Performance studies of a transputer-based extended hypercube

J. Mohan Kumar* and L. M. Patnaik*†

Indian Institute of Science, Bangalore 560012, India.

Received on September 14, 1990; Revised on March 8, 1991.

Abstract

We discuss the implementation aspects and performance studies of a transputer-based extended hypercube whose design is aimed at reducing cost and increasing utilization factor. A comparative study of the performance of extended hypercube (EH) and hypercube in executing communication-intensive tasks is carried out.

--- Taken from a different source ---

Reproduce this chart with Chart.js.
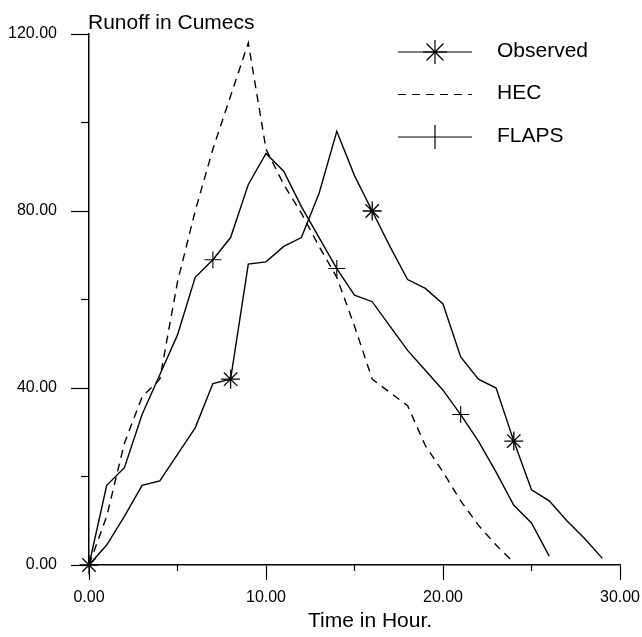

Key words: Multiprocessors, hypercube, extended hypercube, transputers.

1. Introduction

Multiprocessor systems are characterized by two vital factors, viz., i) the cost factor\(^1\) defined as the product, (degree of node)\(^*\) (diameter), and ii) the utilization factor\(^2\) defined as the ratio of computation time to communication time. It is desirable to have a multiprocessor system with low cost and high utilization factor. In this paper, we discuss the implementation aspects and performance studies of a transputer-based extended hypercube (EH) whose design is aimed at reducing cost and increasing the utilization factor. EH topology has a low-cost factor\(^2\) and is suitable for constructing communication-efficient parallel computing systems. EH comprises two sets of processors, one for performing computation tasks—processor elements (PEs), and another for performing communication tasks—network controllers (NCs)\(^3\). The basic module of EH consists of a k-cube of PEs and an NC. All the nodes of the k-cube are connected to NC by means of separate links. All communication tasks within any k-cube are performed by employing procedures similar to those of binary hypercubes\(^4\). NCs handle communication among all pairs of nodes residing in different modules. An EH can be constructed incrementally with identical predefined building blocks called the basic modules. In a basic module, PEs are at the zeroth level of hierarchy and the NC is at the first level of hierarchy. In general, an EH is defined by EH\((k, l)\); where \(k\) is the dimension of the hypercube and \(l\) the hierarchical level of the NC at the top most level. The basic module can be defined as EH\((k, 1)\). An EH\((k, 2)\) has three levels of hierarchy:

* Microprocessor Applications Laboratory.
† Supercomputer Education and Research Centre and Department of Computer Science and Automation.
one NC at level 2; $2^k$ NCs at level 1 which form a $k$-cube among themselves; $2^k$ $k$-cubes at level 0. Likewise, one can build EHs of greater dimensions by interconnecting the basic blocks. The degree of a node of the EH is always a constant, for a given value of $k$, being equal to $(k + 1)$ for PEs and $(2^k + k + 1)$ for the NCs.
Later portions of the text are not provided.